Once they reach the McTiernay family home, Ellenor’s reunited with Laurel but doesn’t know how she’ll fit into the impossibly Scottish way of life.  Cole is waiting to find out if he will be elected laird of a newly formed northern Highland clan who need his army to help bring them to peace.  And just for fun, the new clan has quite a bit of trouble brewing for Cole to arbitrate when he arrives.

Desiring the Highlander has some good points and bad points, and overall I felt neutral after reading the story.

Cole is a great hero; he is uniquely interesting and wonderful to read.  His cold, painfully remote personality covers a roiling, wildly emotional soul.  Cole’s strong enough to master his deep emotions and stick to his promises of retribution and revenge against the English, without realizing the cost he’s paying for them.  Cole’s attraction to Ellenor is well detailed and it sets off a monumental silent battle within him that helps make our hero much more appealing, and human.

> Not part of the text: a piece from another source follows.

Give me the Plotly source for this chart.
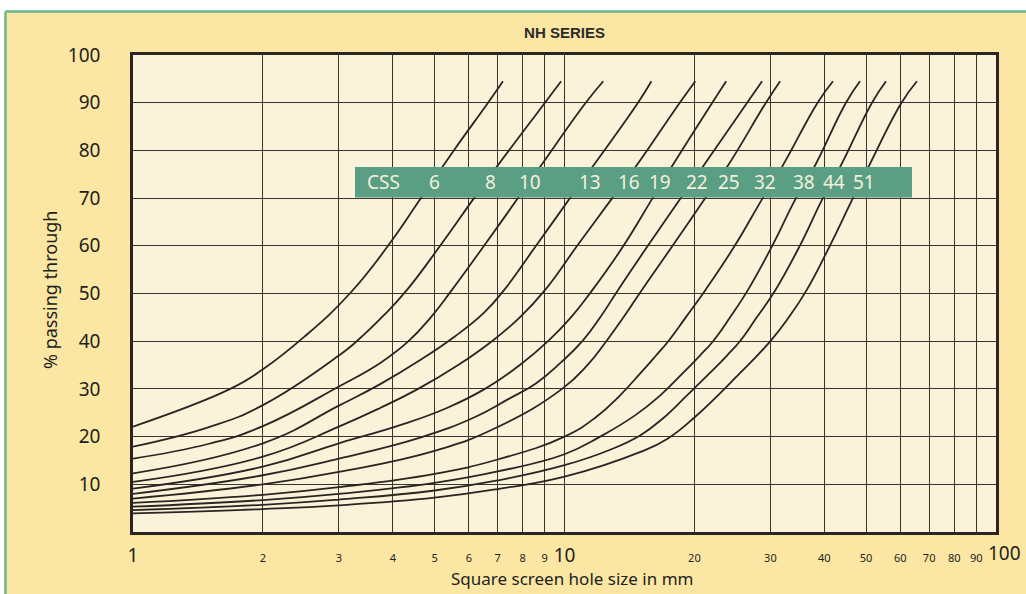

Ellenor, our heroine, has a few good points. She is brave, headstrong and witty. She always seems to have something funny or intelligent to add to the conversation, which is nice.  However, she verges on silly in a lot of instances and it becomes fairly tedious by the end of her and Cole’s journey.  She’s supposed to have suffered through an awful time after losing her father and an episode that makes her fearful of men in general.  But she throws herself at Cole from minute one, and believes she’s in love with him within days of their first meeting.  Ellenor is also portrayed as completely ignorant to her attractiveness, which is highly unlikely as the men in the story all seem to be blatantly slobbering all over her.  The other silly part of Ellenor is that she has unfailing, unsupported faith in Cole that she declares very early on.  Cole’s quiet uncertainty about his own abilities as possible clan leader is much more believable than Elle’s sugary sweet, ardent declaration that she just knows he can do anything he wants to.

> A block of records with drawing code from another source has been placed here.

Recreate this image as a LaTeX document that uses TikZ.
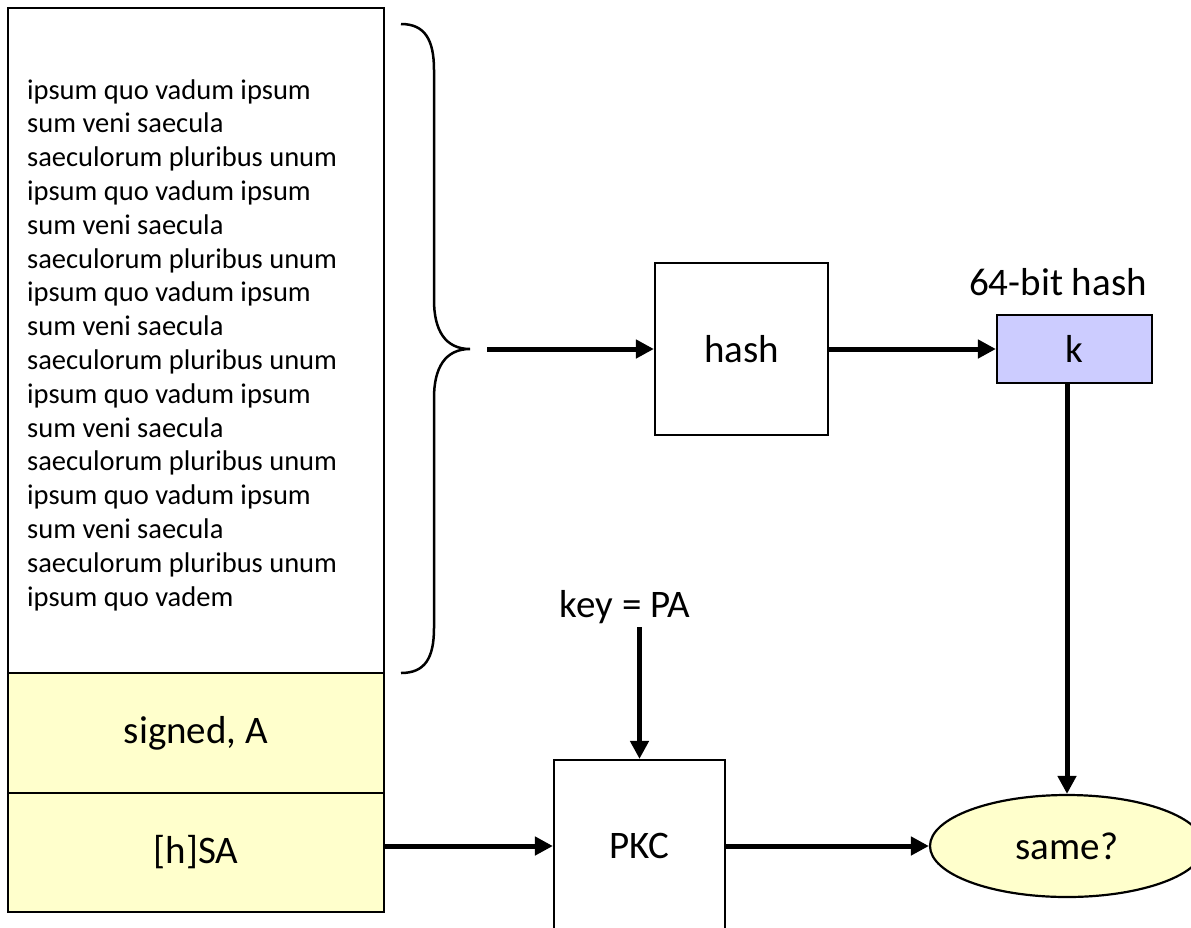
\documentclass[tikz,border=0pt]{standalone}
\usepackage{fontspec}
\setmainfont{Carlito}
\usetikzlibrary{arrows.meta,shapes.geometric}
\definecolor{notepad}{HTML}{FFFFCC}
\definecolor{hashblue}{HTML}{CCCCFF}
\newcommand{\bigtxt}{\fontsize{39}{46}\selectfont}
\newcommand{\smalltxt}{\fontsize{28.5}{33.8}\selectfont}

\begin{document}
\begin{tikzpicture}[x=1pt, y=-1pt,
	box/.style={draw, line width=2.2pt, inner sep=0pt, font=\bigtxt},
	arr/.style={line width=5pt, -{Triangle[length=18pt,width=18pt]}}]
			\useasboundingbox (0,0) rectangle (1191,927);
			\clip (0,0) rectangle (1191,927);
			% signed message
			\node[box, minimum width=376, minimum height=665] (msg) at (196,340.5) {};
			\node[anchor=west, align=left, inner sep=0pt, font=\smalltxt] (body) at (27,345) {ipsum quo vadum ipsum\\ sum veni saecula\\ saeculorum pluribus unum\\ ipsum quo vadum ipsum\\ sum veni saecula\\ saeculorum pluribus unum\\ ipsum quo vadum ipsum\\ sum veni saecula\\ saeculorum pluribus unum\\ ipsum quo vadum ipsum\\ sum veni saecula\\ saeculorum pluribus unum\\ ipsum quo vadum ipsum\\ sum veni saecula\\ saeculorum pluribus unum\\ ipsum quo vadem};
			\node[box, fill=notepad, minimum width=376, minimum height=120] (who) at (196,733) {signed, A};
			\node[box, fill=notepad, minimum width=376, minimum height=119] (sig) at (196,852.5) {[h]SA};
			\draw[line width=2.5pt] (401,24) .. controls (425,24) and (434,40) .. (434,70) -- (434,300)
			.. controls (434,330) and (445,349) .. (470,349)
			.. controls (445,349) and (434,368) .. (434,398) -- (434,628)
			.. controls (434,658) and (425,673) .. (401,673);
			% hashing and checking
			\coordinate (tip) at (487,349);
			\node[box, minimum width=173, minimum height=172] (hash) at (741.5,349) {hash};
			\node[box, fill=hashblue, minimum width=155, minimum height=68] (k) at (1074.5,349) {k};
			\node[font=\bigtxt] (klbl) at (1058,282) {64-bit hash};
			\node[font=\bigtxt] (keylbl) at (625,607) {key = PA};
			\node[box, minimum width=171, minimum height=172] (pkc) at (639.5,846) {PKC};
			\node[box, ellipse, fill=notepad, minimum width=274, minimum height=102] (same) at (1067,846) {same?};
			\draw[arr] (tip) -- (hash);
			\draw[arr] (hash) -- (k);
			\draw[arr] (k.south -| same.north) -- (same.north);
			\draw[arr] (keylbl.south -| pkc.north) -- (pkc.north);
			\draw[arr] (sig.east |- pkc.west) -- (pkc.west);
			\draw[arr] (pkc) -- (same);
		\end{tikzpicture}
\end{document}
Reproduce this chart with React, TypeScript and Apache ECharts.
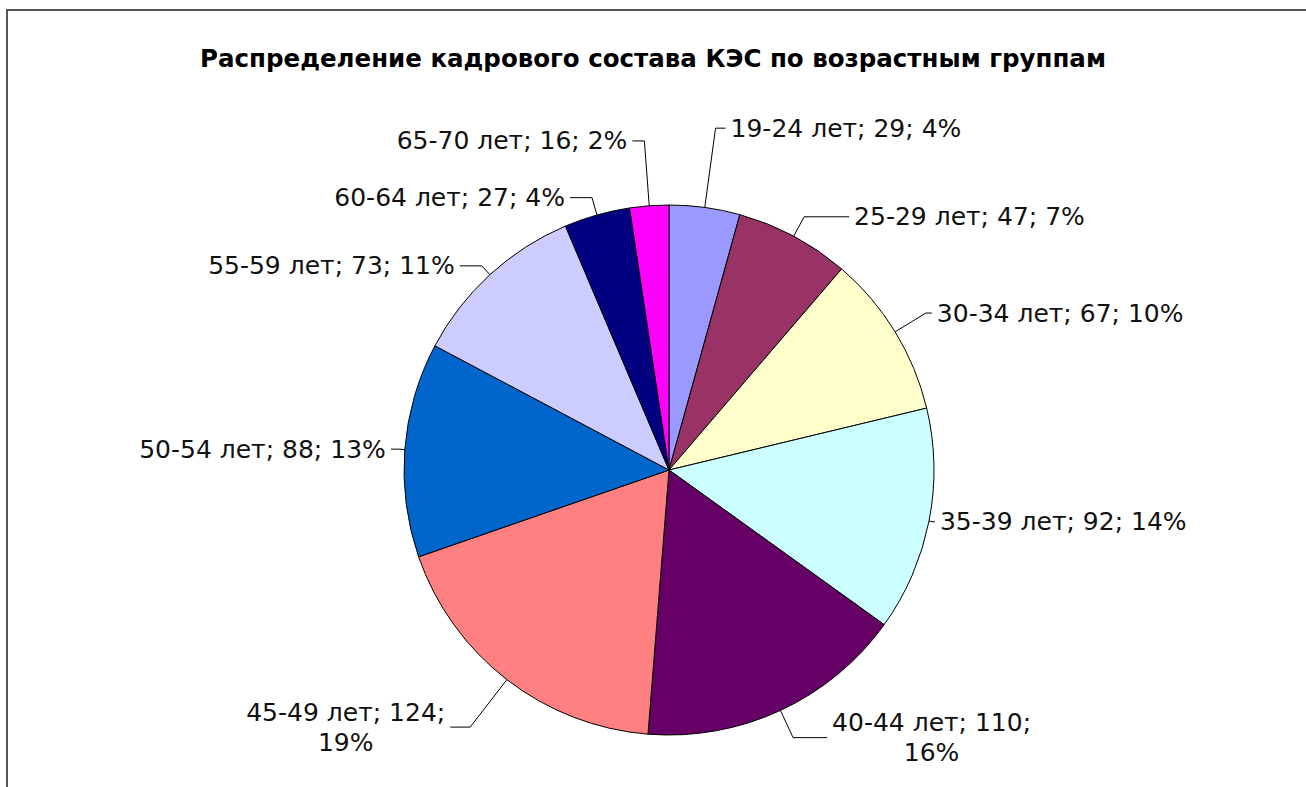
import React, { useEffect, useRef } from "react";
import * as echarts from "echarts";

const titleText = "Распределение кадрового состава КЭС по возрастным группам";
const categories = [
  "19-24 лет",
  "25-29 лет",
  "30-34 лет",
  "35-39 лет",
  "40-44 лет",
  "45-49 лет",
  "50-54 лет",
  "55-59 лет",
  "60-64 лет",
  "65-70 лет",
];
const values = [29, 47, 67, 92, 110, 124, 88, 73, 27, 16];
const colors = [
  "#9999FF",
  "#993366",
  "#FFFFCC",
  "#CCFFFF",
  "#660066",
  "#FF8080",
  "#0066CC",
  "#CCCCFF",
  "#000080",
  "#FF00FF",
];
const wrapped = ["40-44 лет", "45-49 лет"];
// leader line lengths per slice (styling)
const leadLen1 = [80, 22, 36, 4, 30, 60, 6, 12, 18, 65];
const leadLen2 = [10, 45, 6, 2, 34, 20, 8, 22, 22, 12];

export default function App() {
  const ref = useRef<HTMLDivElement>(null);
  useEffect(() => {
    if (!ref.current) return;
    const chart = echarts.init(ref.current, null, { renderer: "svg" });
    chart.setOption({
      animation: false,
      backgroundColor: "#ffffff",
      title: {
        text: titleText,
        left: "center",
        top: 41,
        textStyle: {
          fontFamily: "DejaVu Sans",
          fontWeight: "bold",
          fontSize: 24.5,
          color: "#000",
        },
      },
      graphic: [
        {
          type: "rect",
          shape: { x: 7, y: 10, width: 1320, height: 800 },
          style: { fill: "none", stroke: "#555", lineWidth: 2 },
          silent: true,
        },
      ],
      series: [
        {
          type: "pie",
          center: [669, 470],
          radius: 265,
          startAngle: 90,
          clockwise: true,
          percentPrecision: 0,
          avoidLabelOverlap: true,
          data: categories.map((name, i) => ({
            name,
            value: values[i],
            itemStyle: { color: colors[i] },
            labelLine: { length: leadLen1[i], length2: leadLen2[i] },
          })),
          itemStyle: { borderColor: "#000", borderWidth: 1 },
          label: {
            show: true,
            position: "outside",
            fontFamily: "DejaVu Sans",
            fontSize: 25,
            color: "#111",
            lineHeight: 30,
            formatter: (p: any) =>
              wrapped.includes(p.name)
                ? `{w|${p.name}; ${p.value};}\n{w|${p.percent}%}`
                : `${p.name}; ${p.value}; ${p.percent}%`,
            rich: {
              w: {
                align: "center",
                fontFamily: "DejaVu Sans",
                fontSize: 25,
                color: "#111",
                lineHeight: 30,
              },
            },
          },
          labelLine: {
            show: true,
            length: 14,
            length2: 10,
            lineStyle: { color: "#000", width: 1 },
          },
          emphasis: { disabled: true },
        },
      ],
    });
    return () => chart.dispose();
  }, []);
  return (
    <div
      ref={ref}
      style={{ position: "fixed", left: 0, top: 0, width: 1306, height: 787 }}
    />
  );
}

The chemistry between Ellenor and Cole is hot and cold, which makes it difficult to continue interest in this fairly long, detailed tale.  There are very entertaining moments in their courtship, and a couple of passionate interludes where they manage to escape their grating differences.  However, there are also times when their mismatch is glaringly obvious and the gap between them yawns.  Even a romantic such as myself can’t swallow that love always grows in barren places like Cole’s heart when Ellenor seems shallow and flighty.

Desiring the Highlander is a long, twisted path into Cole and Ellenor’s lives, and while there are some wonderful and funny moments, they are too few and far between.